Lenardic's grant enabled him to create a visualization studio that can be used not only for university research and teaching, but also by K–12 students and educators, artists, and science communicators. Part of the program involves building a computer model that simulates geologic processes such as plate tectonics, surface erosion, continental collisions and planetary cooling. Another element is the creation of a workshop where advanced undergraduate and graduate students develop hands-on demonstrations of key concepts in geoscience.

"That can be drawing a picture or building a scale model you can put on a table," Lenardic said. He hopes the program will encourage students to see beyond artificial boundaries within subfields and gain a greater understanding of how scientific processes are interconnected.

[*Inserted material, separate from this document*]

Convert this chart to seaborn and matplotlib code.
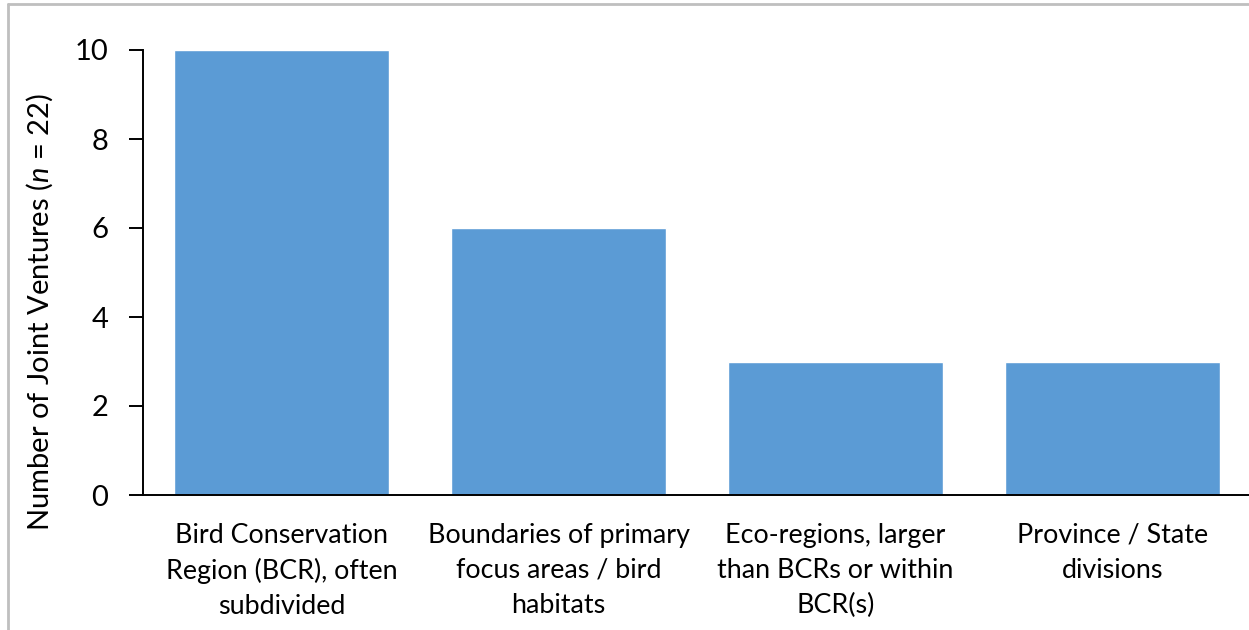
import matplotlib
matplotlib.use("Agg")
import matplotlib.pyplot as plt
from matplotlib.lines import Line2D
import seaborn as sns
import pandas as pd

categories = [
    "Bird Conservation\nRegion (BCR), often\nsubdivided",
    "Boundaries of primary\nfocus areas / bird\nhabitats",
    "Eco-regions, larger\nthan BCRs or within\nBCR(s)",
    "Province / State\ndivisions",
]
counts = [10, 6, 3, 3]
y_ticks = [0, 2, 4, 6, 8, 10]

sns.set_style("ticks")
plt.rcParams["font.family"] = ["Lato", "DejaVu Sans"]
plt.rcParams["mathtext.fontset"] = "custom"
plt.rcParams["mathtext.rm"] = "Lato"
plt.rcParams["mathtext.it"] = "Lato:italic"

df = pd.DataFrame({"category": categories, "count": counts})

fig = plt.figure(figsize=(12.49, 6.30), dpi=100)
ax = fig.add_axes([143 / 1249, 1 - 495 / 630, 1108 / 1249, 445 / 630])

sns.barplot(data=df, x="category", y="count", color="#5B9BD5",
            saturation=1, width=0.773, ax=ax)

ax.set_xlim(-0.5, 3.5)
ax.set_ylim(0, 10)
ax.set_yticks(y_ticks)
ax.set_xlabel("")
ax.set_ylabel(r"Number of Joint Ventures ($n$ = 22)", fontsize=21, color="black")
ax.yaxis.set_label_coords(-0.079, 0.41)

for side in ("top", "right"):
    ax.spines[side].set_visible(False)
for side in ("left", "bottom"):
    ax.spines[side].set_color("black")
    ax.spines[side].set_linewidth(1.4)

ax.tick_params(axis="y", length=10, width=1.4, labelsize=21, pad=15,
               colors="black", direction="out")
ax.tick_params(axis="x", length=0, labelsize=19.4, pad=20, colors="black")
for lab in ax.get_xticklabels():
    lab.set_linespacing(1.5)
    lab.set_ha("center")

# thin grey frame along the left and top edges of the figure
fig.add_artist(Line2D([8 / 1249, 8 / 1249], [0, 1 - 4 / 630],
                      transform=fig.transFigure, color="#BFBFBF", lw=2))
fig.add_artist(Line2D([8 / 1249, 1], [1 - 4 / 630, 1 - 4 / 630],
                      transform=fig.transFigure, color="#BFBFBF", lw=2))

fig.savefig("out.png", dpi=100, facecolor="white")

As Lenardic continued tinkering, building things and taking measurements, he acquired equipment to collect on-the-fly data, such as an accelerometer, a Doppler radar unit and strain gauges. About two years ago, thinking about his newly reinvigorated hobby of skateboarding, Lenardic took his measuring gear to the skatepark. "As a curious and nerdy scientist, I brought the stuff out to measure myself," he said. "I just wanted to see how efficiently I was skating."

Some of the equipment, such as an accelerometer, was strapped to his body, while others, such as the Doppler radar unit, were set up on stands and aimed at him as he sped down the ramps or up and around the curves of the swimming pool-like bowls.

Then, an extraordinary thing happened. As he measured his performance, various people from preteens to middle-agers came up and asked what he was doing. He explained, and some of them became interested. So he helped them test themselves—for example, he used the Doppler radar unit to see how fast they were going. He asked them if they knew anything about radar and suggested that they go home and look it up. "Surprisingly, some of the kids did," he said. "That's when I realized there was potential here for educational outreach."